Holy well, Kilmoylan Lower, Co. Limerick
Co. Limerick |
Holy Sites & Wells
Holy wells in Ireland are sometimes said to cure ailments, mark sacred ground, or grant wishes, but the spring at the edge of Doon village in County Limerick has a rather different reputation.
According to local tradition, it moves. Specifically, it moves when someone has the audacity to wash clothes in it, which is, by any measure, an unusual form of self-defence for a body of water.
The well appears on the 1840 Ordnance Survey map under the name Toberfantan, a rendering of the Irish for Fintan's Well, connecting it to St Fintan of Dun Bleisce, whose feast day falls on the 3rd of January. Folklore scholar Caoimhín Ó Danachair recorded in 1955 that the well was a clear spring roughly three feet in diameter, set within a grove of trees in Doon village. He noted that regular devotions had lapsed by that point, though the feast day had formerly been observed. The tradition of pilgrimage to holy wells, involving prayers, circuits of the site, and offerings, was once widespread across Ireland, and Toberfantan was no exception, at least until it was not. The legend of the well's relocation was also captured in the Irish Folklore Commission's Schools' Collection, gathered from Doon National School, which records how the well had previously stood at a place called Bottlehill before a woman washed clothes in it, at which point it removed itself to its present position beside the old barracks. Ó Danachair photographed the well in 1954, and those images are held by the National Folklore Collection at University College Dublin, accessible through the Dúchas digital archive.

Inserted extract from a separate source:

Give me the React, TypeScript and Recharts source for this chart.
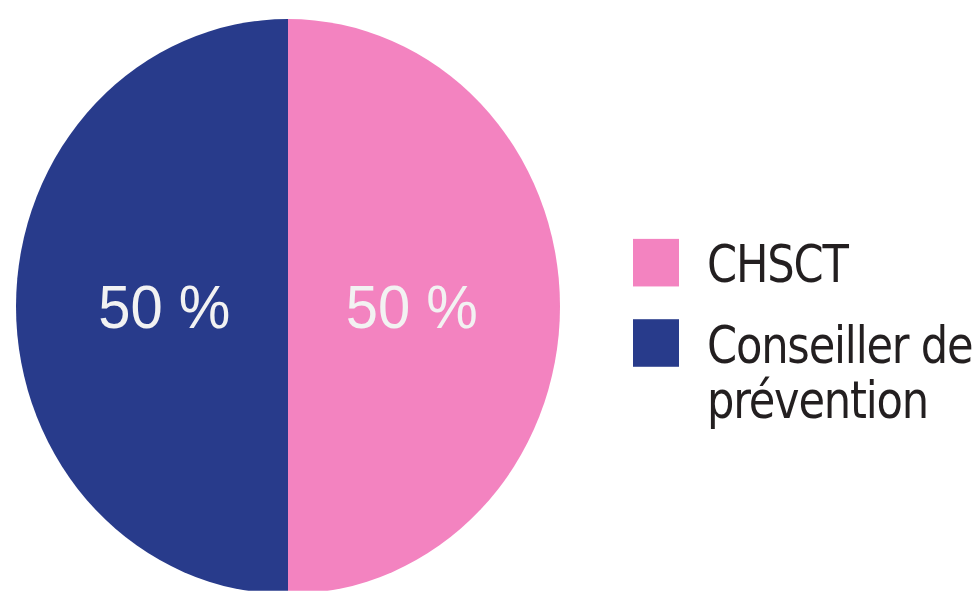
import { PieChart, Pie, Cell, Legend } from 'recharts';

const categories = ['CHSCT', 'Conseiller de prévention'];
const legendLines = [['CHSCT'], ['Conseiller de', 'prévention']];
const shares = [50, 50];
const colors = ['#F383C0', '#283B8B'];

const data = categories.map((name, i) => ({ name, value: shares[i], color: colors[i] }));

// the reference is slightly stretched vertically
const STRETCH = 1.057;
const RAD = Math.PI / 180;

const renderLabel = ({ cx, cy, midAngle, outerRadius, value }: any) => {
    const r = outerRadius * 0.455;
    const x = cx + r * Math.cos(-midAngle * RAD);
    const y = cy + r * Math.sin(-midAngle * RAD);
    return (
        <text
            x={x}
            y={y}
            fill="#F2F2F2"
            textAnchor="middle"
            dominantBaseline="central"
            fontFamily="'Liberation Sans', Arial, sans-serif"
            fontSize={58}
        >
            {`${value} %`}
        </text>
    );
};

const renderLegend = () => (
    <div style={{ position: 'relative' }}>
        {data.map((entry, i) => (
            <div
                key={entry.name}
                style={{ position: 'absolute', left: 0, top: i * 76, display: 'flex', alignItems: 'flex-start' }}
            >
                <div style={{ width: 46, height: 45, background: entry.color, flexShrink: 0 }} />
                <div
                    style={{
                        marginLeft: 28,
                        marginTop: -2,
                        fontFamily: "'DejaVu Sans Condensed', 'DejaVu Sans', sans-serif",
                        fontStretch: 'condensed',
                        fontSize: 48,
                        letterSpacing: -1.2,
                        lineHeight: '52px',
                        color: '#231F20',
                        whiteSpace: 'nowrap',
                    }}
                >
                    {legendLines[i].map((line) => (
                        <div key={line}>{line}</div>
                    ))}
                </div>
            </div>
        ))}
    </div>
);

export default function App() {
    return (
        <div
            style={{
                position: 'absolute',
                left: 0,
                top: 0,
                width: 978,
                height: 559,
                transform: `scale(1, ${STRETCH})`,
                transformOrigin: '0 0',
            }}
        >
            <PieChart width={978} height={559} margin={{ top: 0, right: 0, bottom: 0, left: 0 }}>
                <Pie
                    data={data}
                    dataKey="value"
                    nameKey="name"
                    cx={288}
                    cy={290}
                    outerRadius={272}
                    startAngle={90}
                    endAngle={-270}
                    stroke="none"
                    labelLine={false}
                    label={renderLabel}
                    isAnimationActive={false}
                >
                    {data.map((entry) => (
                        <Cell key={entry.name} fill={entry.color} />
                    ))}
                </Pie>
                <Legend
                    content={renderLegend}
                    layout="vertical"
                    wrapperStyle={{ position: 'absolute', left: 633, top: 226, width: 345, height: 200 }}
                />
            </PieChart>
        </div>
    );
}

The well sits beside what was formerly a barracks in Doon, a small town in east County Limerick roughly midway between Limerick city and Tipperary town. The Dúchas archive at duchas.ie holds both the Schools' Collection account and Ó Danachair's photographs, which give a sense of how the site looked in the mid-twentieth century. Visitors interested in the broader landscape of holy wells in the area will find that the Schools' Collection notes several others in the vicinity of Doon, suggesting the town sits within a territory that was once densely marked by such sites.